Paper 2022/918

Building PRFs from TPRPs: Beyond the Block and the Tweak Length Bounds

Abstract

A secure $n$-bit tweakable block cipher~(TBC) using $t$-bit tweaks can be modeled as a tweakable uniform random permutation, where each tweak defines an independent random $n$-bit permutation. When an input to this tweakable permutation is fixed, it can be viewed as a perfectly secure $t$-bit random function. On the other hand, when a tweak is fixed, it can be viewed as a perfectly secure $n$-bit random permutation, and it is well known that the sum of two random permutations is pseudorandom up to $2^n$ queries. A natural question is whether one can construct a pseudorandom function~(PRF) beyond the block and the tweak length bounds using a small number of calls to the underlying tweakable permutations. A straightforward way of constructing a PRF from tweakable permutations is to xor the outputs from two tweakable permutations with $c$ bits of the input to each permutation fixed. Using the multi-user security of the sum of two permutations, one can prove that the $(t+n-c)$-to-$n$ bit PRF is secure up to $2^{n+c}$ queries. In this paper, we propose a family of PRF constructions based on tweakable permutations, dubbed $\mathsf{XoTP}_c$, achieving stronger security than the straightforward construction. $\mathsf{XoTP}_c$ is parameterized by $c$, giving a $(t+n-c)$-to-$n$ bit PRF. When $t<3n$ and $c=\frac{t}{3}$, $\mathsf{XoTP}_{\frac{t}{3}}$ becomes an $(n+\frac{2t}{3})$-to-$n$ bit pseudorandom function, which is secure up to $2^{n+\frac{2t}{3}}$ queries.
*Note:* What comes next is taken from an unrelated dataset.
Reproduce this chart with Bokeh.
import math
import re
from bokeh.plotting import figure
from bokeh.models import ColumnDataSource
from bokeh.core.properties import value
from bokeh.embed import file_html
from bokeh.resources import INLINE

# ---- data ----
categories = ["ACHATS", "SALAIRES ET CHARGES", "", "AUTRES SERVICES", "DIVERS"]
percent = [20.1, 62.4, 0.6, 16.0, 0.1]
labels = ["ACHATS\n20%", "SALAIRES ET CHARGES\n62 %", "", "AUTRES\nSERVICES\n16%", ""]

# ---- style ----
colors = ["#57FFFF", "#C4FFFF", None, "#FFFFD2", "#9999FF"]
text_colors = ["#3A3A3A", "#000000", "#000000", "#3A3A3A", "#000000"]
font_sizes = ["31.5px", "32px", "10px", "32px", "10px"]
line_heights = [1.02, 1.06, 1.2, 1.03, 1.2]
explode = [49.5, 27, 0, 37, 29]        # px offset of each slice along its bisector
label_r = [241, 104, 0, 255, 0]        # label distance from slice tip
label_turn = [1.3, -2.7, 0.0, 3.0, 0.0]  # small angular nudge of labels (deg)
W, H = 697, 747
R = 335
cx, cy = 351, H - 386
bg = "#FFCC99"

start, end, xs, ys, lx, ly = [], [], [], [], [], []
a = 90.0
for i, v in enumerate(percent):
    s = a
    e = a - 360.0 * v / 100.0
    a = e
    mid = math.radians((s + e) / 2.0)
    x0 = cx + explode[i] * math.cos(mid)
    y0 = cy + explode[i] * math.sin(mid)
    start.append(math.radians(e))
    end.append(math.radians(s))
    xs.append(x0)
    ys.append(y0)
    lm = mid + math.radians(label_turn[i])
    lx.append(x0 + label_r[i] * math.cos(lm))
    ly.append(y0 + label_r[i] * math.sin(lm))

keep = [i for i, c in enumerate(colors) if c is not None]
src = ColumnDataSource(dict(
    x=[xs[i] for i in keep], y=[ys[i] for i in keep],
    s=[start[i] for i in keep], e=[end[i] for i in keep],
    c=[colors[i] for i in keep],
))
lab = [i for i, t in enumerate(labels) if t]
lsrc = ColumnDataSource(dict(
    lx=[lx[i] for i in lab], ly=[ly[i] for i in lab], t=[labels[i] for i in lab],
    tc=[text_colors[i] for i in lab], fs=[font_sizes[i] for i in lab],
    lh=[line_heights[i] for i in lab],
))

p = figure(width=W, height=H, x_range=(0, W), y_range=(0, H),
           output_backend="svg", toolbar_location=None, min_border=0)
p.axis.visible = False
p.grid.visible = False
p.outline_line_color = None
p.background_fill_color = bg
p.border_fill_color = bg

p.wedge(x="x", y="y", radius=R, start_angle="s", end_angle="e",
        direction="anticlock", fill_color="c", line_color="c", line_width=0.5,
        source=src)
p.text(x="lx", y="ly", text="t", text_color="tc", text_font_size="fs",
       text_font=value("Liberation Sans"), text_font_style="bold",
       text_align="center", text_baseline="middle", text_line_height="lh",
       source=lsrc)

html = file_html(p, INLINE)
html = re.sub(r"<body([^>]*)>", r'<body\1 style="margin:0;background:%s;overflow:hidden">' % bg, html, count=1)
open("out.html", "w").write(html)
It provides security beyond the block and the tweak length bounds, making two calls to the underlying tweakable permutations. In order to prove the security of $\mathsf{XoTP}_c$, we extend Mirror theory to $q \gg 2^n$, where $q$ is the number of equations. From a practical point of view, our construction can be used to construct TBC-based MAC finalization functions and CTR-type encryption modes with stronger provable security compared to existing schemes.